The purchase represents the first entry into the Buffalo market by Douglas Development, a family-owned firm that bills itself as “one of the most dominant and successful real estate developers in the Washington area,” with a “national reputation as a leader in redevelopment of historical properties.”
The company controls over 9 million square feet of leasable space and over 8 million square feet of developable land, with over 180 properties in Washington, Virginia, Maryland and Pennsylvania. That’s up from less than 250,000 square feet and 15 properties in 1990. It’s best-known for some of its more visible projects in the East End of Washington, including 7th Street Row in Chinatown, the Woodies Building, 1155 F St., the Atlantic Building at 950 F St., 800 F Street, 509 7th St., the Ventana at 912 F St. and the Marlo Building at 901 7th St. The International Spy Museum is located in one of its buildings.
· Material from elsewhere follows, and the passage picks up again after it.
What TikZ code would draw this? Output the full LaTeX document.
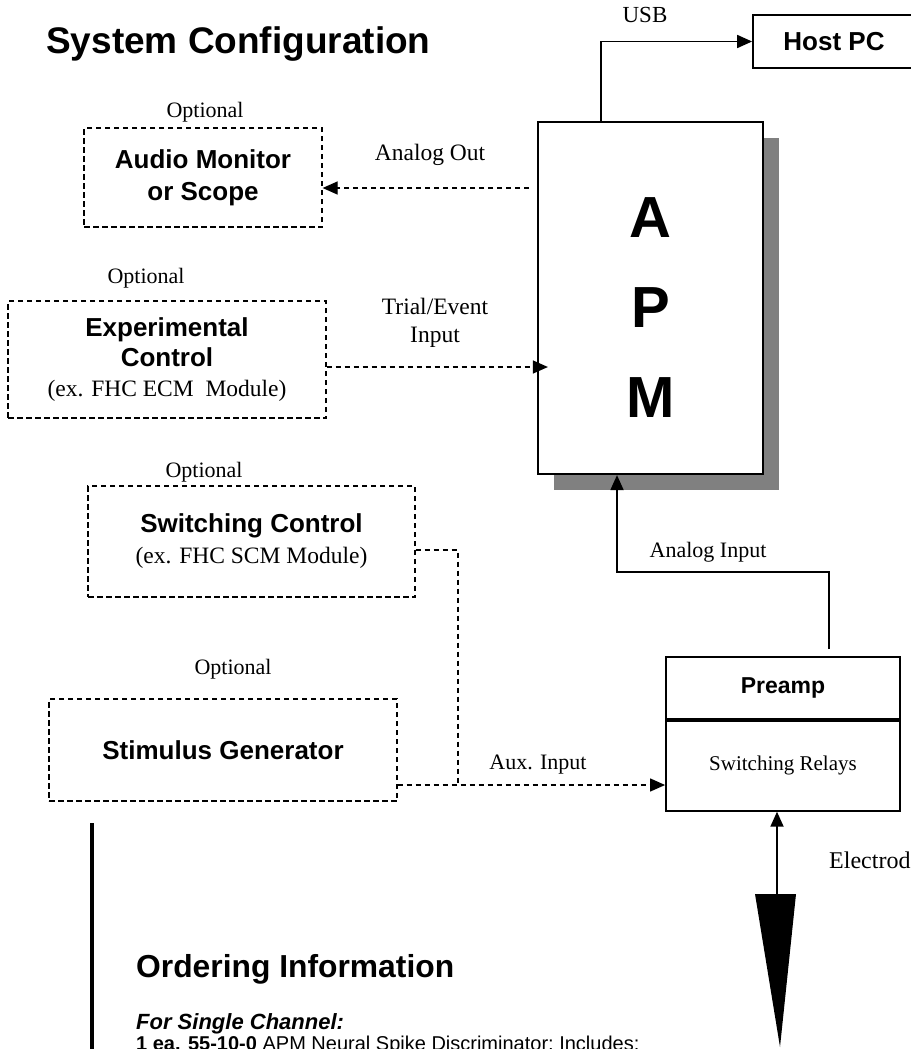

The developer has done office, retail, residential, industrial and mixed-use projects before. However, most are smaller buildings, with the exception of about a half-dozen projects, including 655 New York Avenue, New City DC, the Hecht Warehouse District, and Woodies.
Much of its work centers around urban revitalization, which is what Jemal said attracted him to One Seneca after Pyramid Brokerage Co. contacted him. He compared its importance in Buffalo to Mount Rushmore, the Empire State Building and the Eiffel Tower.
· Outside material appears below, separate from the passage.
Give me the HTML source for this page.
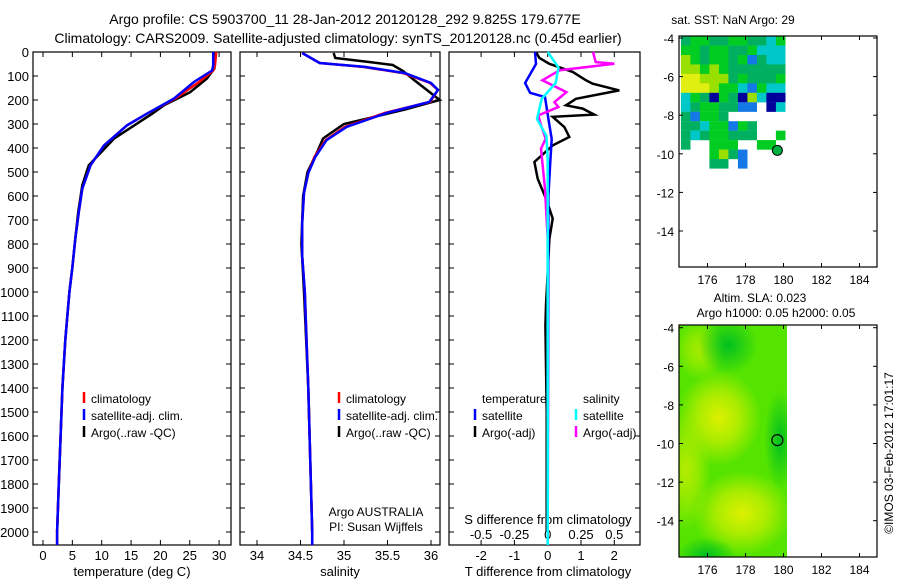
<!DOCTYPE html>
<html><head><meta charset="utf-8"><style>
html,body{margin:0;padding:0;background:#fff}
svg{display:block;font-family:"Liberation Sans",sans-serif}
text{font-size:13px;fill:#000}
</style></head><body>
<svg id="fig" width="900" height="580" viewBox="0 0 900 580" data-name="argo-profile-figure" data-interactable="false">
<text x="345" y="24" text-anchor="middle" style="font-size:14px" data-name="title-line-1" data-interactable="false">Argo profile: CS 5903700_11 28-Jan-2012 20120128_292 9.825S 179.677E</text>
<text x="338" y="43" text-anchor="middle" style="font-size:14px" data-name="title-line-2" data-interactable="false">Climatology: CARS2009. Satellite-adjusted climatology: synTS_20120128.nc (0.45d earlier)</text>
<text x="733" y="24" style="font-size:12px" text-anchor="middle" data-name="sst-map-title" data-interactable="false">sat. SST: NaN Argo: 29</text>
<text x="760" y="302" style="font-size:12px" text-anchor="middle" data-name="sla-map-title-1" data-interactable="false">Altim. SLA: 0.023</text>
<text x="776" y="317" style="font-size:12px" text-anchor="middle" data-name="sla-map-title-2" data-interactable="false">Argo h1000: 0.05 h2000: 0.05</text>
<text transform="translate(893,453) rotate(-90)" text-anchor="middle" style="font-size:12px" data-name="imos-timestamp" data-interactable="false">©IMOS 03-Feb-2012 17:01:17</text>
<g id="g"></g>
</svg>
<script>
// ---- data ----
const tempDepth   = [0,56,77,125,194,257,306,389,472,569,667,778,900,1000,1200,1400,1600,1800,2000,2054];
const tempClim    = [29.5,29.3,29.0,26.6,22.5,17.7,14.3,10.4,8.1,6.7,6.1,5.5,5.0,4.5,3.8,3.3,3.0,2.7,2.4,2.4];
const tempSat     = [29.0,29.0,28.8,25.7,22.3,17.7,14.3,10.4,8.1,6.7,6.1,5.5,5.0,4.5,3.8,3.3,3.0,2.7,2.4,2.4];
const argoTDepth  = [0,69,111,167,188,222,257,361,472,555,667,778,900,1000,1200,1400,1600,1800,2000];
const argoTemp    = [29.3,29.2,27.9,25.1,23.4,20.6,18.6,12.1,7.8,6.7,6.0,5.5,5.0,4.5,3.8,3.3,3.0,2.7,2.4];
const salDepth    = [4,46,62,88,129,158,208,254,312,367,437,504,587,712,850,1000,1400,1800,2000,2054];
const salClim     = [34.52,34.72,35.22,35.68,35.99,36.08,35.99,35.47,35.01,34.79,34.66,34.59,34.54,34.52,34.52,34.55,34.59,34.62,34.635,34.635];
const salSat      = [34.52,34.72,35.24,35.70,36.00,36.08,35.98,35.49,35.03,34.80,34.67,34.59,34.54,34.52,34.52,34.55,34.59,34.62,34.635,34.635];
const argoSDepth  = [4,25,42,54,80,115,200,240,300,360,410,500,600,800,1000,1400,2000];
const argoSal     = [34.88,34.90,35.30,35.56,35.68,35.80,36.10,35.70,35.00,34.76,34.70,34.58,34.53,34.51,34.54,34.59,34.635];
const dSatTDepth  = [0,50,129,170,188,279,362,450,600,2054];
const dSatT       = [-0.38,-0.35,-0.68,-0.53,-0.08,0.02,0.12,0.08,0.02,0.0];
const dSatSDepth  = [0,64,129,195,279,350,450,2054];
const dSatS       = [0.0,0.08,0.06,-0.045,-0.08,-0.01,0.0,0.0];
const dArgoSDepth = [0,42,49,76,118,167,209,229,264,306,361,403,570,778,2000];
const dArgoS      = [0.34,0.36,0.50,0.09,-0.04,0.14,0.05,0.08,-0.07,-0.05,-0.015,-0.05,-0.02,0.0,0.0];
const dArgoTDepth = [0,25,49,83,118,132,160,195,222,236,261,270,313,354,389,458,528,611,694,778,1056,1139,1500,2000];
const dArgoT      = [-0.35,-0.25,0.05,0.75,1.15,1.35,2.15,0.85,0.55,1.05,1.4,0.15,0.5,0.65,0.15,-0.4,-0.3,-0.05,0.15,0.05,-0.05,-0.07,-0.03,-0.03];
const depthTicks  = [0,100,200,300,400,500,600,700,800,900,1000,1100,1200,1300,1400,1500,1600,1700,1800,1900,2000];
const tempTicks   = [0,5,10,15,20,25,30];
const salTicks    = [34,34.5,35,35.5,36];
const tDiffTicks  = [-2,-1,0,1,2];
const sDiffTicks  = [-0.5,-0.25,0,0.25,0.5];
const lonTicks    = [176,178,180,182,184];
const latTicks    = [-4,-6,-8,-10,-12,-14];
const sstRows = [
 "TGGTTGGTTCG","GGTGGTTGCCC","LGTGGTGBTCC","LLGLGTTTTTT","YYLLLTGTTTG",
 "YYYLGGCBGCC","CGTNGTNLCNN","CTGGTTBB.NC","TBGGT......","TTCGGBGT...",
 "TCTGGTTT..G","T..GGG..GG.","...GLTB....","...TT.B...."];
const argoLon = 179.677, argoLat = -9.825;
// ---- helpers ----
const NS="http://www.w3.org/2000/svg", G=document.getElementById('g');
function el(t,a,txt){const e=document.createElementNS(NS,t);for(const k in a)e.setAttribute(k,a[k]);if(txt!==undefined)e.textContent=txt;G.appendChild(e);return e;}
const yD=d=>52+d*0.24;
const P1={x0:33,x1:231,sx:v=>43+v*5.87};
const P2={x0:240,x1:440,sx:v=>257+(v-34)*87};
const P3={x0:449,x1:640,sx:v=>547.7+v*33.3};
const sS=v=>547.7+v*133.3;
function line(xs,ds,fx,col,w,name){
  const pts=xs.map((v,i)=>fx(v).toFixed(1)+','+yD(ds[i]).toFixed(1)).join(' ');
  const e=el('polyline',{points:pts,fill:'none',stroke:col,'stroke-width':w});
  e.setAttribute('data-name',name);
  e.setAttribute('data-interactable','false');
}
function frame(P,name){
  const r=el('rect',{x:P.x0,y:52,width:P.x1-P.x0,height:493,fill:'none',stroke:'#000','stroke-width':1.2});
  r.setAttribute('data-name',name);
  r.setAttribute('data-interactable','false');
}
function depthAxis(P,labels){
  depthTicks.forEach(d=>{const y=yD(d);
    el('line',{x1:P.x0,x2:P.x0+5,y1:y,y2:y,stroke:'#000'});el('line',{x1:P.x1-5,x2:P.x1,y1:y,y2:y,stroke:'#000'});
    if(labels){const t=el('text',{x:P.x0-4,y:y+5,'text-anchor':'end'},String(d));
      t.setAttribute('data-name','depth-tick-label');
      t.setAttribute('data-interactable','false');}
  });
}
function xAxis(P,ticks,fx,fmt,ly){
  ticks.forEach(v=>{const x=fx(v);
    el('line',{x1:x,x2:x,y1:545,y2:540,stroke:'#000'});el('line',{x1:x,x2:x,y1:52,y2:57,stroke:'#000'});
    const t=el('text',{x:x,y:ly,'text-anchor':'middle'},fmt(v));
    t.setAttribute('data-name','x-tick-label');
    t.setAttribute('data-interactable','false');});
}
function legItem(x,y,col,label,name){
  el('line',{x1:x,x2:x,y1:y-11,y2:y,stroke:col,'stroke-width':2.5});
  const t=el('text',{x:x+7,y:y,style:'font-size:12px'},label);
  t.setAttribute('data-name',name);
  t.setAttribute('data-interactable','false');
}
// ---- panel 1 temperature ----
frame(P1,'temperature-panel');depthAxis(P1,true);
xAxis(P1,tempTicks,P1.sx,String,560);
line(argoTemp,argoTDepth,P1.sx,'#000',2.5,'argo-temperature-line');
line(tempClim,tempDepth,P1.sx,'#f00',2.5,'clim-temperature-line');
line(tempSat,tempDepth,P1.sx,'#00f',2.5,'sat-temperature-line');
el('text',{x:132,y:576,'text-anchor':'middle'},'temperature (deg C)').setAttribute('data-name','temperature-axis-title');
legItem(84,403,'#f00','climatology','legend-climatology');
legItem(84,420,'#00f','satellite-adj. clim.','legend-satellite-adj');
legItem(84,437,'#000','Argo(..raw -QC)','legend-argo');
// ---- panel 2 salinity ----
frame(P2,'salinity-panel');depthAxis(P2,false);
xAxis(P2,salTicks,P2.sx,String,560);
line(argoSal,argoSDepth,P2.sx,'#000',2.5,'argo-salinity-line');
line(salClim,salDepth,P2.sx,'#f00',2.5,'clim-salinity-line');
line(salSat,salDepth,P2.sx,'#00f',2.5,'sat-salinity-line');
el('text',{x:340,y:576,'text-anchor':'middle'},'salinity').setAttribute('data-name','salinity-axis-title');
legItem(339,403,'#f00','climatology','legend-climatology-2');
legItem(339,420,'#00f','satellite-adj. clim.','legend-satellite-adj-2');
legItem(339,437,'#000','Argo(..raw -QC)','legend-argo-2');
el('text',{x:376,y:516,'text-anchor':'middle',style:'font-size:12px'},'Argo AUSTRALIA').setAttribute('data-name','argo-program-label');
el('text',{x:376,y:531,'text-anchor':'middle',style:'font-size:12px'},'PI: Susan Wijffels').setAttribute('data-name','pi-label');
// ---- panel 3 differences ----
frame(P3,'difference-panel');depthAxis(P3,false);
xAxis(P3,tDiffTicks,P3.sx,String,560);
sDiffTicks.forEach(v=>{const t=el('text',{x:sS(v),y:539,'text-anchor':'middle'},String(v));
  t.setAttribute('data-name','s-diff-tick-label');
  t.setAttribute('data-interactable','false');});
el('text',{x:548,y:524,'text-anchor':'middle'},'S difference from climatology').setAttribute('data-name','s-diff-axis-title');
el('text',{x:548,y:576,'text-anchor':'middle'},'T difference from climatology').setAttribute('data-name','t-diff-axis-title');
line(dArgoT,dArgoTDepth,P3.sx,'#000',2.5,'argo-t-diff-line');
line(dSatT,dSatTDepth,P3.sx,'#00f',2.5,'sat-t-diff-line');
line(dArgoS,dArgoSDepth,sS,'#f0f',2.5,'argo-s-diff-line');
line(dSatS,dSatSDepth,sS,'#0ff',2.5,'sat-s-diff-line');
el('text',{x:482,y:403,style:'font-size:12px'},'temperature').setAttribute('data-name','legend-temperature-header');
el('text',{x:583,y:403,style:'font-size:12px'},'salinity').setAttribute('data-name','legend-salinity-header');
legItem(475,420,'#00f','satellite','legend-t-satellite');
legItem(475,437,'#000','Argo(-adj)','legend-t-argo');
legItem(576,420,'#0ff','satellite','legend-s-satellite');
legItem(576,437,'#f0f','Argo(-adj)','legend-s-argo');
// ---- maps ----
const mx=lon=>679+(lon-174.5)*19;
function mapAxes(y0,y1,lat0y,name){
  const my=lat=>lat0y+(-4-lat)*19.3;
  const r=el('rect',{x:679,y:y0,width:198,height:y1-y0,fill:'none',stroke:'#000','stroke-width':1.2});
  r.setAttribute('data-name',name);
  r.setAttribute('data-interactable','false');
  lonTicks.forEach(l=>{const x=mx(l);el('line',{x1:x,x2:x,y1:y1,y2:y1-4,stroke:'#000'});el('line',{x1:x,x2:x,y1:y0,y2:y0+4,stroke:'#000'});
    const t=el('text',{x:x,y:y1+17,'text-anchor':'middle',style:'font-size:12px'},String(l));
    t.setAttribute('data-name','lon-tick-label');
    t.setAttribute('data-interactable','false');});
  latTicks.forEach(l=>{const y=my(l);el('line',{x1:679,x2:683,y1:y,y2:y,stroke:'#000'});el('line',{x1:873,x2:877,y1:y,y2:y,stroke:'#000'});
    const t=el('text',{x:674,y:y+5,'text-anchor':'end',style:'font-size:12px'},String(l));
    t.setAttribute('data-name','lat-tick-label');
    t.setAttribute('data-interactable','false');});
  return my;
}
// SST map
const cols={Y:'#e0ee10',L:'#99e000',G:'#00cc22',T:'#00b060',C:'#00c8c8',B:'#1478e6',N:'#00009a'};
let myS=lat=>38+(-4-lat)*19.3;
sstRows.forEach((row,ri)=>{[...row].forEach((c,ci)=>{ if(c==='.')return;
  const lat=-3.9-ri*0.49, lon=174.6+ci*0.5;
  const r=el('rect',{x:mx(lon),y:myS(lat),width:9.6,height:9.6,fill:cols[c]});
  r.setAttribute('data-name','sst-cell');
  r.setAttribute('data-interactable','false');
});});
const c1=el('circle',{cx:mx(argoLon),cy:myS(argoLat),r:5,fill:'#00b040',stroke:'#000'});
c1.setAttribute('data-name','argo-location-sst');
c1.setAttribute('data-interactable','false');
mapAxes(36,267,38,'sst-map');
// SLA map
const defs=el('defs',{});
defs.innerHTML='<radialGradient id="b1"><stop offset="0" stop-color="#ddf000"/><stop offset="0.5" stop-color="#aaec00"/><stop offset="1" stop-color="#aaec00" stop-opacity="0"/></radialGradient><radialGradient id="b2"><stop offset="0" stop-color="#00c020"/><stop offset="1" stop-color="#00c020" stop-opacity="0"/></radialGradient><clipPath id="slaclip"><rect x="679" y="325" width="108" height="232"/></clipPath>';
const sg=el('g',{'clip-path':'url(#slaclip)'});
sg.setAttribute('data-name','sla-field');
sg.setAttribute('data-interactable','false');
sg.innerHTML='<rect x="679" y="325" width="108" height="232" fill="#55e400"/>'+
'<ellipse cx="719" cy="418" rx="42" ry="48" fill="url(#b1)"/>'+
'<ellipse cx="742" cy="513" rx="50" ry="42" fill="url(#b1)"/>'+
'<ellipse cx="686" cy="470" rx="25" ry="60" fill="url(#b1)" opacity="0.7"/>'+
'<ellipse cx="700" cy="350" rx="25" ry="30" fill="url(#b1)" opacity="0.6"/>'+
'<ellipse cx="728" cy="345" rx="30" ry="30" fill="url(#b2)"/>'+
'<ellipse cx="780" cy="440" rx="16" ry="50" fill="url(#b2)"/>'+
'<ellipse cx="706" cy="555" rx="30" ry="18" fill="url(#b2)"/>';
const mySL=lat=>327.7+(-4-lat)*19.3;
const c2=el('circle',{cx:mx(argoLon),cy:mySL(argoLat),r:5.5,fill:'none',stroke:'#000','stroke-width':1.2});
c2.setAttribute('data-name','argo-location-sla');
c2.setAttribute('data-interactable','false');
mapAxes(325,557,327.7,'sla-map');
</script>
</body></html>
“It’s a very significant building for downtown Buffalo,” he said. “I was very attracted to that property because of the size of it and the challenges that it had. That’s what I love to do. I’m attracted to urban environments that need revitalization.”
Built in 1972 for $50 million as the headquarters for Marine Midland Bank, the complex includes the tower itself as well as two annex buildings known as the West and South wings, plus a 460-space, two-level parking garage underneath. The separate five-story ramp at 177 Washington has 814 spaces.
The building had been nearly full until late 2013, when its two largest tenants – Marine successor HSBC Bank USA and law firm Phillips Lytle LLP – simultaneously decamped for renovated and new office space down the street. Those losses, coupled with the earlier closing of the Canadian consulate and other tenant departures, left the building 95 percent empty, triggering a loan default by the prior owner, Seneca One Realty.
Miami Beach-based loan servicer LNR foreclosed on the building, taking possession of the tower in October 2015 at an auction, followed by the parking ramp in March. It then put both properties up for sale, but has failed to find a buyer. That’s in part because it set stringent terms on the sale process, including a highly abbreviated due-diligence period of just two weeks. At least one prior purchase contract for $27 million fell through as a result, because the buyer, New York City businessman Harvey Kaylie, could not line up enough backing in time. He submitted a second bid, for $9.5 million, but LNR rejected it as too low.
And while other bidders looked at the tower, including billionaire John Catsimatidis, none signed an agreement.
Meanwhile, critics of the building say it’s an obstacle to reinventing the waterfront area, because it effectively cuts off Main Street from Canalside.
But both city and state officials have said they are not in favor of tearing it down because the cost of demolishing it would exceed $30 million to $40 million, and they believe there’s still opportunity to make better use of it – as long as such an initiative is driven by the private sector, not borne by taxpayers.
“Buffalo has become a very attractive city to invest in,” said Howard Zemsky, a prominent Buffalo developer and CEO of Empire State Development Corp., the state’s economic development arm. “We look forward to hearing more details.”
Jemal said he has no plans to reduce the building’s size. “It’s an iconic building,” he said. “Does it need some lipstick on it, some updates? Absolutely. But the building itself is a magnificent structure.”